I would appreciate if somebody could help me with the following problem:

Prove the identity $$2^{2n}=\sum_{k=0}^{n} 2^k \times \binom{2n-k}{n}$$ (for $n$ a nonnegative integer) combinatorially.

I've tried transforming it into $$\sum_{k=0}^{n} \frac{1}{2^{2n-k}} \times \binom{2n-k}{n}=1$$ and looking for a probabilistic proof.


Here is a way to rephrase Zac's proof as a combinatorial argument.

Question: How many binary sequences of length $2n+1$ have more ones than zeroes?

Answer $1$: Half of the sequences have more ones than zeroes, since a sequence has more ones than zeroes if and only if its complement does not. There are $2^{2n+1}$ sequences total; half of this is $2^{2n}$.

Answer $2$: Such a sequence will have at least $n+1$ ones. Let us count how many such sequences there are such that the $(n+1)^{st}$ instance of one (reading from left to right) occurs at spot number $2n+1-k$. Among the first $2n-k$ symbols, there will be exactly $n$ ones, whose locations can be chosen in $\binom{2n-k}n$ ways. Symbol number $2n-k+1$ must be a one, and then the remaining $k$ symbols can be chosen arbitrarily in $2^k$ ways. Summing over $k$, the number of possible sequences is $\sum_{k=0}^n \binom{2n-k}{n}2^k$.

Note the bounds on $k$; $k=0$ corresponds to the situation where the $(n+1)^{st}$ one occurs at spot $2n+1$, and $k=n$ corresponds to the case where the $(n+1)^{st}$ one occurs at spot $n+1$. These are indeed the furthest possible locations.

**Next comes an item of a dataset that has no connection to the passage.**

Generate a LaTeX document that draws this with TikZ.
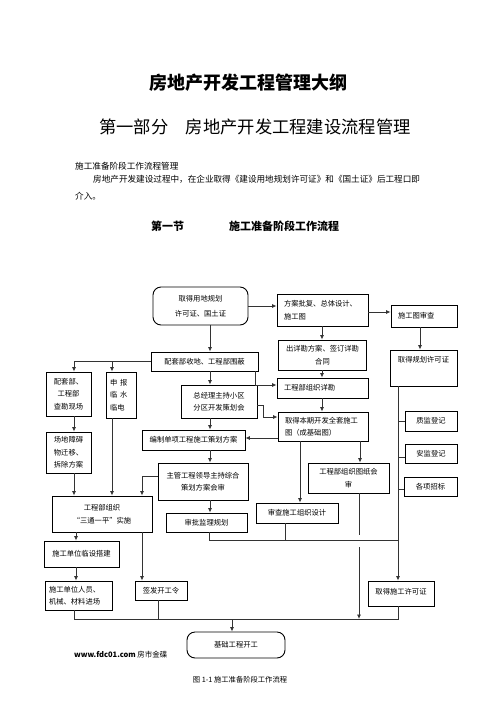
\documentclass[tikz,border=0pt]{standalone}
\usepackage{fontspec}
\setmainfont{Noto Sans CJK SC}
\usetikzlibrary{arrows.meta,calc}
\begin{document}
\begin{tikzpicture}[x=1pt,y=-1pt,
  box/.style={draw, line width=0.9pt, inner sep=2pt, font=\fontsize{7.3}{12.5}\selectfont, align=center},
  lbox/.style={box, align=left, inner xsep=7pt},
  rbox/.style={box, rounded corners=8pt},
  conn/.style={draw=black!80, line width=0.8pt},
  arr/.style={conn, -{Latex[length=4.5pt,width=4pt]}},
  txt/.style={inner sep=0pt},
]
\useasboundingbox (0,0) rectangle (496,702);
\fill[white] (0,0) rectangle (496,702);

% header texts
\node[txt, font=\fontsize{18}{20}\selectfont\bfseries] (title) at (248,83) {房地产开发工程管理大纲};
\node[txt, font=\fontsize{17.3}{20}\selectfont] (part) at (255,127) {第一部分\hspace{1em}房地产开发工程建设流程管理};
\node[txt, anchor=west, font=\fontsize{8.6}{10}\selectfont] (sub) at (75,166) {施工准备阶段工作流程管理};
\node[txt, anchor=west, font=\fontsize{8.6}{10}\selectfont] (para) at (93,179) {房地产开发建设过程中，在企业取得《建设用地规划许可证》和《国土证》后工程口即};
\node[txt, anchor=west, font=\fontsize{8.6}{10}\selectfont] (para2) at (75,196) {介入。};
\node[txt, font=\fontsize{11}{13}\selectfont\bfseries] (sec1) at (167.5,226) {第一节};
\node[txt, font=\fontsize{11}{13}\selectfont\bfseries] (sec2) at (284,226) {施工准备阶段工作流程};

% column / row coordinates
\foreach \xx in {74,76,112,142,158,209,210,232,255,263,285,300,322,359,360,398,420}
  \coordinate (x\xx) at (\xx,0);
\foreach \yy in {312,385,405,417,438,457,476,489,535,540,547,619}
  \coordinate (y\yy) at (0,\yy);

% boxes
\node[rbox, minimum width=95pt, minimum height=38pt] (A) at (200.5,306) {取得用地规划\\[2pt]许可证、国土证};
\node[lbox, text width=77pt, minimum height=32pt] (B) at (322.5,310) {方案批复、总体设计、\\施工图};
\node[lbox, text width=52pt, minimum height=22pt] (C) at (424,316) {施工图审查};
\node[box, text width=84pt, minimum height=30pt] (D) at (322.5,355) {出详勘方案、签订详勘\\合同};
\node[box, minimum width=67pt, minimum height=36pt, label={[anchor=north, inner sep=0pt, font=\fontsize{7.3}{9}\selectfont, yshift=-7pt]north:取得规划许可证}] (E) at (423.5,368) {};
\node[box, minimum width=107pt, minimum height=19pt] (F) at (204.5,361.5) {配套部收地、工程部围蔽};
\node[box, minimum width=45pt, minimum height=44pt] (G) at (68.5,394) {配套部、\\工程部\\查勘现场};
\node[lbox, inner xsep=4pt, text width=22pt, minimum height=46pt] (H) at (121,395) {申\hspace{0.4em}报\\临\hspace{0.4em}水\\临电};
\node[box, minimum width=76pt, minimum height=33pt] (I) at (219,401.5) {总经理主持小区\\分区开发策划会};
\node[lbox, text width=77pt, minimum height=20pt] (J) at (322.5,388) {工程部组织详勘};
\node[lbox, text width=76pt, minimum height=29pt] (K) at (323,426.5) {取得本期开发全套施工\\图（成基础图）};
\node[box, minimum width=52pt, minimum height=20pt] (L) at (431,421) {质监登记};
\node[box, minimum width=52pt, minimum height=19pt] (M) at (431,453.5) {安监登记};
\node[box, minimum width=53pt, minimum height=19pt] (N) at (430.5,486.5) {各项招标};
\node[box, minimum width=45pt, minimum height=41pt] (O) at (68.5,452.5) {场地障碍\\物迁移、\\拆除方案};
\node[box, minimum width=103pt, minimum height=20pt] (P) at (193.5,440) {编制单项工程施工策划方案};
\node[box, minimum width=90pt, minimum height=37pt] (Q) at (203,481.5) {主管工程领导主持综合\\策划方案会审};
\node[box, minimum width=81pt, minimum height=30pt] (R) at (348.5,478) {工程部组织图纸会\\审};
\node[box, minimum width=100pt, minimum height=36pt] (S) at (102,514) {工程部组织\\“三通一平”实施};
\node[box, minimum width=81pt, minimum height=19pt] (T) at (206.5,522.5) {审批监理规划};
\node[box, minimum width=82pt, minimum height=20pt] (U) at (297,513) {审查施工组织设计};
\node[box, minimum width=75pt, minimum height=26pt] (V) at (81.5,554) {施工单位临设搭建};
\node[lbox, inner xsep=4pt, text width=59pt, minimum height=29pt] (W) at (78.5,595.5) {施工单位人员、\\机械、材料进场};
\node[box, minimum width=52pt, minimum height=19pt] (X) at (161,590.5) {签发开工令};
\node[box, minimum width=66pt, minimum height=25pt, text depth=4pt] (Y) at (401,593.5) {取得施工许可证};
\node[rbox, minimum width=98pt, minimum height=26pt] (Z) at (236,645) {基础工程开工};

% connectors
\draw[arr] (A.south -| x210) -- (F.north -| x210);
\draw[arr] (A.east) -- (A.east -| B.west);
\draw[arr] (B.east |- y312) -- (C.west |- y312);
\draw[arr] (C.south -| x420) -- (E.north -| x420);
\draw[arr] (B.south -| x322) -- (D.north -| x322);
\draw[arr] (D.south -| x322) -- (J.north -| x322);
\draw[arr] (J.south -| x322) -- (K.north -| x322);
\draw[arr] (F.south -| x255) |- (J.west |- y385);
\draw[arr] (F.west) -| (G.north -| x74);
\draw[arr] (F.west -| x112) -- (H.north -| x112);
\draw[arr] (G.south -| x74) -- (O.north -| x74);
\draw[arr] (O.south -| x74) -- (S.north -| x74);
\draw[arr] (H.south -| x112) -- (S.north -| x112);
\draw[arr] (Q.west |- y476) -| (S.north -| x142);
\draw[arr] (F.south -| x210) -- (I.north -| x210);
\draw[arr] (I.south -| x210) -- (P.north -| x210);
\draw[arr] (P.south -| x210) -- (Q.north -| x210);
\draw[arr] (Q.south -| x210) -- (T.north -| x210);
\draw[arr] (I.east |- y405) -- (x263 |- y405) |- (K.west |- y417);
\draw[arr] (K.west |- y438) -- (P.east |- y438);
\draw[arr] (K.south -| x300) -- (U.north -| x300);
\draw[arr] (K.south -| x360) -- (R.north -| x360);
\draw[arr] (E.south -| x398) -- (Y.north -| x398);
\draw[conn] (x398 |- L.west) -- (L.west);
\draw[conn] (x398 |- y457) -- (M.west |- y457);
\draw[conn] (x398 |- y489) -- (N.west |- y489);
\draw[conn] (T.south -| x209) -- (x209 |- y540) -- (x398 |- y540);
\draw[conn] (U.south -| x285) -- (x285 |- y540);
\draw[conn] (R.south -| x359) -- (x359 |- y535);
\draw[arr] (x359 |- y547) -- (x359 |- y619);
\draw[arr] (S.south -| x76) -- (V.north -| x76);
\draw[arr] (V.south -| x76) -- (W.north -| x76);
\draw[arr] (S.south -| x142) -- (X.north -| x142);
\draw[conn] (W.south -| x74) -- (x74 |- y619) -- (x398 |- y619) -- (Y.south -| x398);
\draw[conn] (X.south -| x158) -- (x158 |- y619);
\draw[arr] (x232 |- y619) -- (Z.north -| x232);

% footer
\node[txt, anchor=west, font=\fontsize{7.5}{9}\selectfont] (web) at (74,655) {\textbf{www.fdc01.com} 房市金碟};
\node[txt, font=\fontsize{7.3}{9}\selectfont] (cap) at (240,680) {图 1-1 施工准备阶段工作流程};
\end{tikzpicture}
\end{document}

A probabilistic argument is possible.

Hint: Consider two players, $A$ and $B$, who play a sequence of rounds in a game against each other in which both players are equally likely to win each round. Suppose that the first player to win $n+1$ rounds wins the game. Consider the probability that player $A$ wins the game.